Give back the records below exactly, every one, with no pictures.

+++ INFORMATION SUPPLIED

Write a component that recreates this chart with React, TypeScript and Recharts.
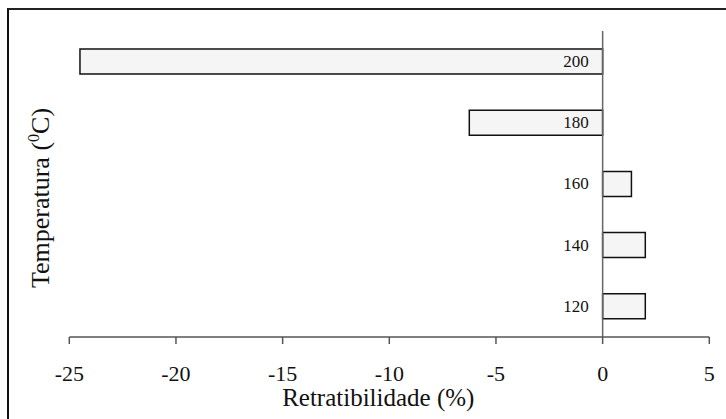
// Horizontal bar chart: retratibilidade (%) per temperatura (°C).
import { Bar, BarChart, Label, LabelList, ReferenceLine, XAxis, YAxis } from 'recharts'

const temps = ['200', '180', '160', '140', '120']
const retract = [-24.5, -6.25, 1.35, 2.0, 2.0]
const xTicks = [-25, -20, -15, -10, -5, 0, 5]

const data = temps.map((t, i) => ({ temp: t, value: retract[i] }))

const serif = '"Liberation Serif", "Times New Roman", serif'
const axisGray = '#555'

/** Temperature label drawn just left of the zero line, beside each bar. */
function TempLabel(props: any) {
  const { x, y, width, height, value, index } = props
  const v = retract[index ?? 0]
  const zero = v < 0 ? Math.max(x, x + width) : Math.min(x, x + width)
  return (
    <text
      x={zero - 14}
      y={y + height / 2}
      textAnchor="end"
      dominantBaseline="central"
      style={{ fontFamily: serif }}
      fontSize={17}
      fill="#111"
    >
      {value}
    </text>
  )
}

/** Rotated y-axis title with a superscript degree zero. */
function YTitle(props: any) {
  const vb = props.viewBox ?? {}
  const cx = vb.x + vb.width / 2 + 6
  const cy = vb.y + vb.height / 2 + 14
  return (
    <text
      x={cx}
      y={cy}
      transform={`rotate(-90, ${cx}, ${cy})`}
      textAnchor="middle"
      style={{ fontFamily: serif }}
      fontSize={26}
      fill="#111"
    >
      Temperatura (<tspan fontSize={16} dy={-10}>0</tspan>
      <tspan dy={10}>C)</tspan>
    </text>
  )
}

export default function App() {
  return (
    <div
      style={{
        position: 'absolute',
        left: 0,
        top: 0,
        width: 726,
        height: 419,
        background: '#fff',
        overflow: 'hidden',
        fontFamily: serif,
      }}
    >
      <div
        style={{
          position: 'absolute',
          left: 7,
          top: 8,
          width: 740,
          height: 430,
          borderTop: '2px solid #222',
          borderLeft: '2px solid #111',
        }}
      />
      <BarChart
        width={726}
        height={419}
        data={data}
        layout="vertical"
        margin={{ top: 31, right: 16.7, bottom: 0, left: 16.7 }}
        style={{ position: 'absolute', left: 0, top: 0, fontFamily: serif }}
      >
        <XAxis
          type="number"
          domain={[-25, 5]}
          ticks={xTicks}
          height={82}
          allowDataOverflow
          stroke={axisGray}
          axisLine={{ stroke: axisGray, strokeWidth: 1.5 }}
          tickLine={{ stroke: axisGray, strokeWidth: 1.5 }}
          tickSize={7}
          tickMargin={21}
          tick={{ fill: '#111', fontSize: 22, style: { fontFamily: serif } }}
        >
          <Label
            value="Retratibilidade (%)"
            position="insideBottom"
            offset={13}
            dx={-11}
            fill="#111"
            fontSize={25}
            style={{ fontFamily: serif }}
          />
        </XAxis>
        <YAxis type="category" dataKey="temp" width={52.6} tick={false} axisLine={false} tickLine={false}>
          <Label content={<YTitle />} />
        </YAxis>
        <ReferenceLine x={0} stroke="#666" strokeWidth={1.5} />
        <Bar dataKey="value" fill="#f5f5f5" stroke="#111" strokeWidth={1.5} barSize={25} isAnimationActive={false}>
          <LabelList dataKey="temp" content={<TempLabel />} />
        </Bar>
      </BarChart>
    </div>
  )
}
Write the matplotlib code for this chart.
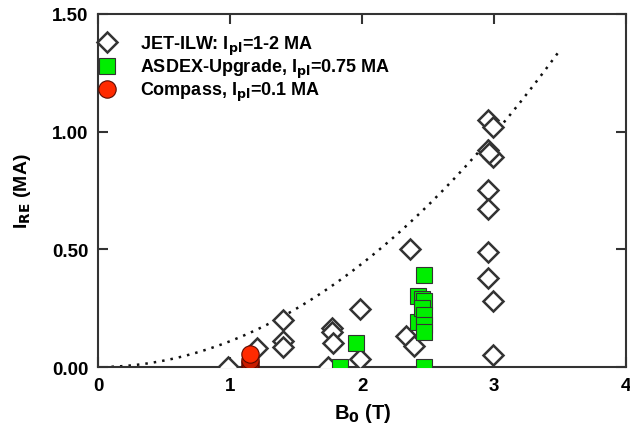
import matplotlib
matplotlib.use("Agg")
import matplotlib.pyplot as plt
import numpy as np

plt.rcParams['font.family'] = ['Liberation Sans', 'DejaVu Sans']
plt.rcParams['font.weight'] = 'bold'
plt.rcParams['mathtext.default'] = 'bf'

# JET-ILW runaway currents
jet_b = [0.98, 1.20, 1.40, 1.40, 1.40, 1.74, 1.77, 1.77, 1.78, 1.98, 1.98,
         2.36, 2.33, 2.39,
         2.95, 2.99, 2.95, 2.99, 2.96, 2.95, 2.95, 2.95, 2.95, 2.99, 2.99]
jet_i = [0.00, 0.08, 0.20, 0.11, 0.085, 0.00, 0.165, 0.15, 0.10, 0.247, 0.035,
         0.50, 0.13, 0.09,
         1.05, 1.02, 0.92, 0.89, 0.91, 0.75, 0.67, 0.49, 0.38, 0.28, 0.05]

# ASDEX-Upgrade
aug_b = [1.83, 1.95, 2.42, 2.42, 2.45, 2.47, 2.47, 2.45, 2.47, 2.47, 2.47, 2.47]
aug_i = [0.00, 0.10, 0.30, 0.19, 0.29, 0.28, 0.39, 0.25, 0.22, 0.18, 0.15, 0.00]

# Compass
com_b = [1.15, 1.15, 1.15, 1.15]
com_i = [0.00, 0.015, 0.03, 0.055]
com_col = ['#8b0c00', '#a81500', '#c81c00', '#ff2a00']

# Scaling curve I_RE ~ k * B0^2
k_fit = 0.11
b_fit = np.linspace(0.1, 3.5, 200)

fig = plt.figure(figsize=(6.3, 4.35), dpi=100)
ax = fig.add_axes([0.156, 0.154, 0.838, 0.812])

ax.plot(b_fit, k_fit * b_fit**2, color='#111111', linestyle=(0, (1, 2.4)),
        linewidth=1.8, zorder=1)

ax.plot(jet_b, jet_i, linestyle='none', marker='D', markersize=10,
        markerfacecolor='white', markeredgecolor='#333333',
        markeredgewidth=1.8, zorder=3,
        label=r'JET-ILW: I$_{\mathbf{pl}}$=1-2 MA')
ax.plot(aug_b, aug_i, linestyle='none', marker='s', markersize=11.5,
        markerfacecolor='#00ee00', markeredgecolor='#333333',
        markeredgewidth=0.8, zorder=4,
        label=r'ASDEX-Upgrade, I$_{\mathbf{pl}}$=0.75 MA')
for b, i, c in zip(com_b, com_i, com_col):
    ax.plot(b, i, linestyle='none', marker='o', markersize=12.5,
            markerfacecolor=c, markeredgecolor='#5a0a00',
            markeredgewidth=0.8, zorder=5)
ax.plot([], [], linestyle='none', marker='o', markersize=12.5,
        markerfacecolor='#ff2a00', markeredgecolor='#5a0a00',
        markeredgewidth=0.8, label=r'Compass, I$_{\mathbf{pl}}$=0.1 MA')

ax.set_xlim(0, 4)
ax.set_ylim(0, 1.5)
ax.set_xticks([0, 1, 2, 3, 4])
ax.set_yticks([0, 0.5, 1.0, 1.5])
ax.set_yticklabels(['0.00', '0.50', '1.00', '1.50'])
ax.tick_params(direction='in', length=7, width=1.5, color='#333333',
               top=True, right=True, labelsize=13.5, pad=7)
for lab in ax.get_xticklabels() + ax.get_yticklabels():
    lab.set_fontweight('bold')
for sp in ax.spines.values():
    sp.set_linewidth(1.5)
    sp.set_color('#333333')

ax.set_xlabel(r'B$_{\mathbf{0}}$ (T)', fontsize=14.5, fontweight='bold', labelpad=5)
ax.set_ylabel(r'I$_{\mathbf{RE}}$ (MA)', fontsize=14, fontweight='bold', labelpad=14)

leg = ax.legend(loc='upper left', bbox_to_anchor=(0.0, 0.944), frameon=False,
                handletextpad=1.3, borderaxespad=0, borderpad=0,
                labelspacing=0.0, handlelength=1.0,
                prop={'weight': 'bold', 'size': 13})

fig.savefig('out.png', dpi=100)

++++++

SOLVED EXERCISE:
Write a component that recreates this chart with React, TypeScript and Recharts.
// Horizontal bar chart: retratibilidade (%) per temperatura (°C).
import { Bar, BarChart, Label, LabelList, ReferenceLine, XAxis, YAxis } from 'recharts'

const temps = ['200', '180', '160', '140', '120']
const retract = [-24.5, -6.25, 1.35, 2.0, 2.0]
const xTicks = [-25, -20, -15, -10, -5, 0, 5]

const data = temps.map((t, i) => ({ temp: t, value: retract[i] }))

const serif = '"Liberation Serif", "Times New Roman", serif'
const axisGray = '#555'

/** Temperature label drawn just left of the zero line, beside each bar. */
function TempLabel(props: any) {
  const { x, y, width, height, value, index } = props
  const v = retract[index ?? 0]
  const zero = v < 0 ? Math.max(x, x + width) : Math.min(x, x + width)
  return (
    <text
      x={zero - 14}
      y={y + height / 2}
      textAnchor="end"
      dominantBaseline="central"
      style={{ fontFamily: serif }}
      fontSize={17}
      fill="#111"
    >
      {value}
    </text>
  )
}

/** Rotated y-axis title with a superscript degree zero. */
function YTitle(props: any) {
  const vb = props.viewBox ?? {}
  const cx = vb.x + vb.width / 2 + 6
  const cy = vb.y + vb.height / 2 + 14
  return (
    <text
      x={cx}
      y={cy}
      transform={`rotate(-90, ${cx}, ${cy})`}
      textAnchor="middle"
      style={{ fontFamily: serif }}
      fontSize={26}
      fill="#111"
    >
      Temperatura (<tspan fontSize={16} dy={-10}>0</tspan>
      <tspan dy={10}>C)</tspan>
    </text>
  )
}

export default function App() {
  return (
    <div
      style={{
        position: 'absolute',
        left: 0,
        top: 0,
        width: 726,
        height: 419,
        background: '#fff',
        overflow: 'hidden',
        fontFamily: serif,
      }}
    >
      <div
        style={{
          position: 'absolute',
          left: 7,
          top: 8,
          width: 740,
          height: 430,
          borderTop: '2px solid #222',
          borderLeft: '2px solid #111',
        }}
      />
      <BarChart
        width={726}
        height={419}
        data={data}
        layout="vertical"
        margin={{ top: 31, right: 16.7, bottom: 0, left: 16.7 }}
        style={{ position: 'absolute', left: 0, top: 0, fontFamily: serif }}
      >
        <XAxis
          type="number"
          domain={[-25, 5]}
          ticks={xTicks}
          height={82}
          allowDataOverflow
          stroke={axisGray}
          axisLine={{ stroke: axisGray, strokeWidth: 1.5 }}
          tickLine={{ stroke: axisGray, strokeWidth: 1.5 }}
          tickSize={7}
          tickMargin={21}
          tick={{ fill: '#111', fontSize: 22, style: { fontFamily: serif } }}
        >
          <Label
            value="Retratibilidade (%)"
            position="insideBottom"
            offset={13}
            dx={-11}
            fill="#111"
            fontSize={25}
            style={{ fontFamily: serif }}
          />
        </XAxis>
        <YAxis type="category" dataKey="temp" width={52.6} tick={false} axisLine={false} tickLine={false}>
          <Label content={<YTitle />} />
        </YAxis>
        <ReferenceLine x={0} stroke="#666" strokeWidth={1.5} />
        <Bar dataKey="value" fill="#f5f5f5" stroke="#111" strokeWidth={1.5} barSize={25} isAnimationActive={false}>
          <LabelList dataKey="temp" content={<TempLabel />} />
        </Bar>
      </BarChart>
    </div>
  )
}
Write the matplotlib code for this chart.
import matplotlib
matplotlib.use("Agg")
import matplotlib.pyplot as plt
import numpy as np

plt.rcParams['font.family'] = ['Liberation Sans', 'DejaVu Sans']
plt.rcParams['font.weight'] = 'bold'
plt.rcParams['mathtext.default'] = 'bf'

# JET-ILW runaway currents
jet_b = [0.98, 1.20, 1.40, 1.40, 1.40, 1.74, 1.77, 1.77, 1.78, 1.98, 1.98,
         2.36, 2.33, 2.39,
         2.95, 2.99, 2.95, 2.99, 2.96, 2.95, 2.95, 2.95, 2.95, 2.99, 2.99]
jet_i = [0.00, 0.08, 0.20, 0.11, 0.085, 0.00, 0.165, 0.15, 0.10, 0.247, 0.035,
         0.50, 0.13, 0.09,
         1.05, 1.02, 0.92, 0.89, 0.91, 0.75, 0.67, 0.49, 0.38, 0.28, 0.05]

# ASDEX-Upgrade
aug_b = [1.83, 1.95, 2.42, 2.42, 2.45, 2.47, 2.47, 2.45, 2.47, 2.47, 2.47, 2.47]
aug_i = [0.00, 0.10, 0.30, 0.19, 0.29, 0.28, 0.39, 0.25, 0.22, 0.18, 0.15, 0.00]

# Compass
com_b = [1.15, 1.15, 1.15, 1.15]
com_i = [0.00, 0.015, 0.03, 0.055]
com_col = ['#8b0c00', '#a81500', '#c81c00', '#ff2a00']

# Scaling curve I_RE ~ k * B0^2
k_fit = 0.11
b_fit = np.linspace(0.1, 3.5, 200)

fig = plt.figure(figsize=(6.3, 4.35), dpi=100)
ax = fig.add_axes([0.156, 0.154, 0.838, 0.812])

ax.plot(b_fit, k_fit * b_fit**2, color='#111111', linestyle=(0, (1, 2.4)),
        linewidth=1.8, zorder=1)

ax.plot(jet_b, jet_i, linestyle='none', marker='D', markersize=10,
        markerfacecolor='white', markeredgecolor='#333333',
        markeredgewidth=1.8, zorder=3,
        label=r'JET-ILW: I$_{\mathbf{pl}}$=1-2 MA')
ax.plot(aug_b, aug_i, linestyle='none', marker='s', markersize=11.5,
        markerfacecolor='#00ee00', markeredgecolor='#333333',
        markeredgewidth=0.8, zorder=4,
        label=r'ASDEX-Upgrade, I$_{\mathbf{pl}}$=0.75 MA')
for b, i, c in zip(com_b, com_i, com_col):
    ax.plot(b, i, linestyle='none', marker='o', markersize=12.5,
            markerfacecolor=c, markeredgecolor='#5a0a00',
            markeredgewidth=0.8, zorder=5)
ax.plot([], [], linestyle='none', marker='o', markersize=12.5,
        markerfacecolor='#ff2a00', markeredgecolor='#5a0a00',
        markeredgewidth=0.8, label=r'Compass, I$_{\mathbf{pl}}$=0.1 MA')

ax.set_xlim(0, 4)
ax.set_ylim(0, 1.5)
ax.set_xticks([0, 1, 2, 3, 4])
ax.set_yticks([0, 0.5, 1.0, 1.5])
ax.set_yticklabels(['0.00', '0.50', '1.00', '1.50'])
ax.tick_params(direction='in', length=7, width=1.5, color='#333333',
               top=True, right=True, labelsize=13.5, pad=7)
for lab in ax.get_xticklabels() + ax.get_yticklabels():
    lab.set_fontweight('bold')
for sp in ax.spines.values():
    sp.set_linewidth(1.5)
    sp.set_color('#333333')

ax.set_xlabel(r'B$_{\mathbf{0}}$ (T)', fontsize=14.5, fontweight='bold', labelpad=5)
ax.set_ylabel(r'I$_{\mathbf{RE}}$ (MA)', fontsize=14, fontweight='bold', labelpad=14)

leg = ax.legend(loc='upper left', bbox_to_anchor=(0.0, 0.944), frameon=False,
                handletextpad=1.3, borderaxespad=0, borderpad=0,
                labelspacing=0.0, handlelength=1.0,
                prop={'weight': 'bold', 'size': 13})

fig.savefig('out.png', dpi=100)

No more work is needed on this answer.